Warranty and Indemnity Claims

Business Sale and Purchase Disputes

When buying a company, there is always a limit to how much you can find out about the business beforehand. Protections are often therefore put in place in the Share Purchase Agreement in the form of warranties and indemnities, allowing a buyer to make a claim to recover losses it has suffered as a result of breaches of warranties given by the seller.

Negotiations can amount to a battle over the allocation of risk between the parties and it is not until after the acquisition that it becomes clear that the amount you paid for the business was excessive. From a sellers’ point of view, when times become harder, any warranties they have provided are more likely to be put under scrutiny and claims, often spurious, must be robustly defended, particularly in circumstances where deferred consideration is being withheld by the buyer.

Our national team of specialists have extensive experience of acting for claimants and defendants in breach of warranty cases advising on issues including notification, interpretation of warranties and disclosure. The assessment of damages in breach of warranty claims is a difficult and complex area and we can advise you on whether damages can be successfully claimed as a result of the breach.

We also help our clients pursue other options such as misrepresentation (including fraud) and negligence claims against professional advisers (solicitors, auditors, accountants and surveyors) who advised on the deal.

Case example
  • Following the sale of their company our clients were faced with a claim for breach of intellectual property warranties, brought by the buyer in an attempt to avoid paying a retention of over £1,000,000. We brought a counterclaim against the claimant and we able to secure an early judgment. An application was also made by us for summary judgment on the warranty claim.

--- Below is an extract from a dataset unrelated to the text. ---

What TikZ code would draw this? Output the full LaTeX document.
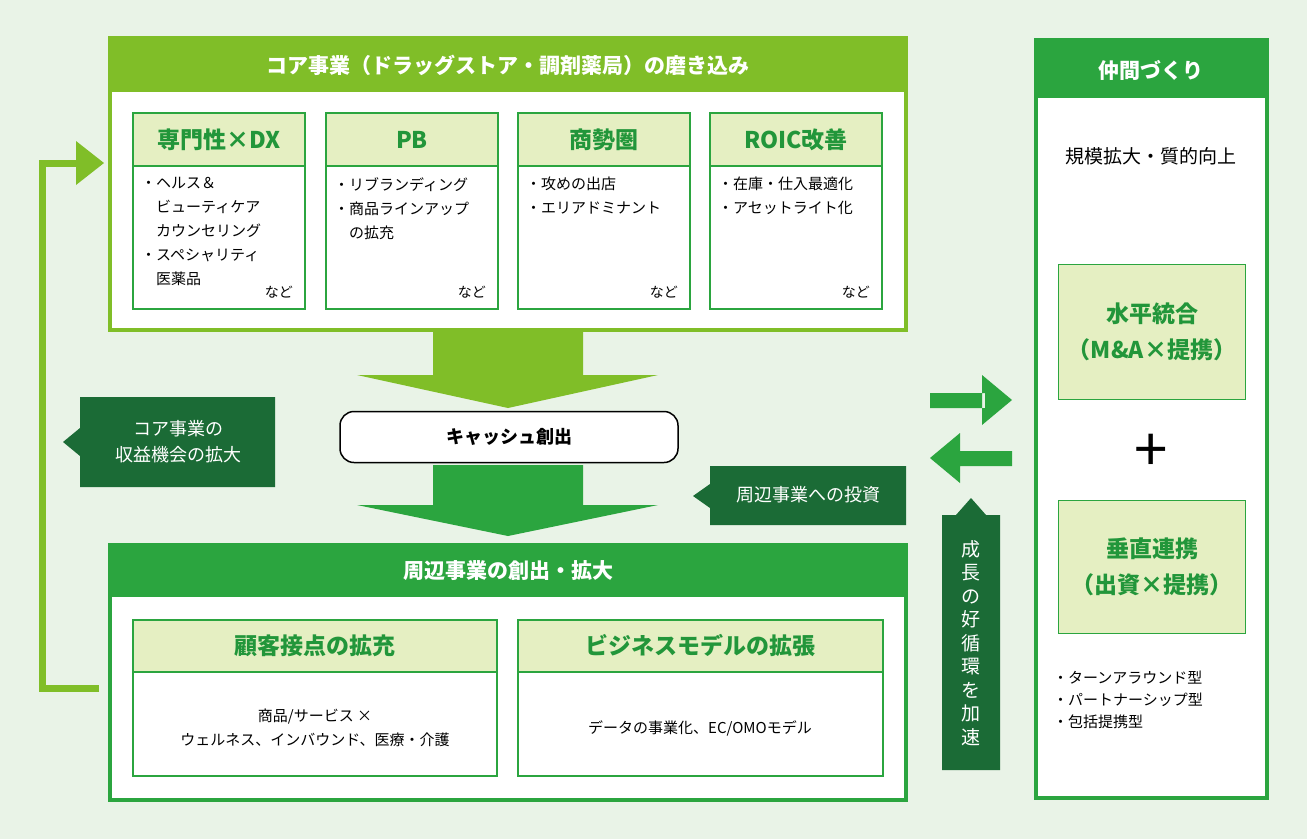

Our unrelenting defence of the claim and pursuit of the claimant for the sums owed to the sellers led to the claimant discontinuing. We recovered the retention in full and were able to secure agreement from the claimant that it would pay our clients’ costs.
  • When the buyers of our clients’ business withheld £2.7 million deferred consideration payable to our clients under the terms of an SPA we gave tactical advice on how to secure payment as quickly as possible. It was strategically important to our clients to successfully obtain payment as soon as possible because the buyer had brought associated proceedings against our clients for alleged breach of warranties under the SPA. We successfully obtained summary judgment for our clients for £2.7 million plus costs, securing for our clients what was rightfully theirs and depriving the buyer of its “fighting fund” for the associated warranty proceedings. Payment in full was recovered.
  • Following the sale of our clients’ business the purchasers alleged the purchase price was inflated by over £9 million as a consequence of alleged breaches of warranties given in the SPA by our clients.  Had the purchasers succeeded in their claim it would have reduced the consideration received by our clients by 37%. We strenuously defended the claim, attacked the purchaser’s expert evidence, took every opportunity to use the rules and procedures to maintain the tactical upper hand, advised our clients to resist any inclination to make a payment to the claimants and to adopt a strategy of outright rejection of any settlement proposals made by the purchasers that involved our clients paying any money. As a result the purchasers amended their claim down to £5.3 million and then later discontinued their claim, paying our clients’ legal costs
  • We represented an international company, providing oil and gas consultancy services, who in 2013 agreed to an Asset Purchase Sale of its business. Deferred Consideration in excess of £10,000,000 was not paid out to them, with the buyer alleging a variety of complex claims valuing in excess of £20,000,000. We defeated a number of interim applications and issues, to strategically place the client in the best legal and commercial position for settlement discussions, which resulted in a substantial pay-out to our clients and the warranty claims withdrawn.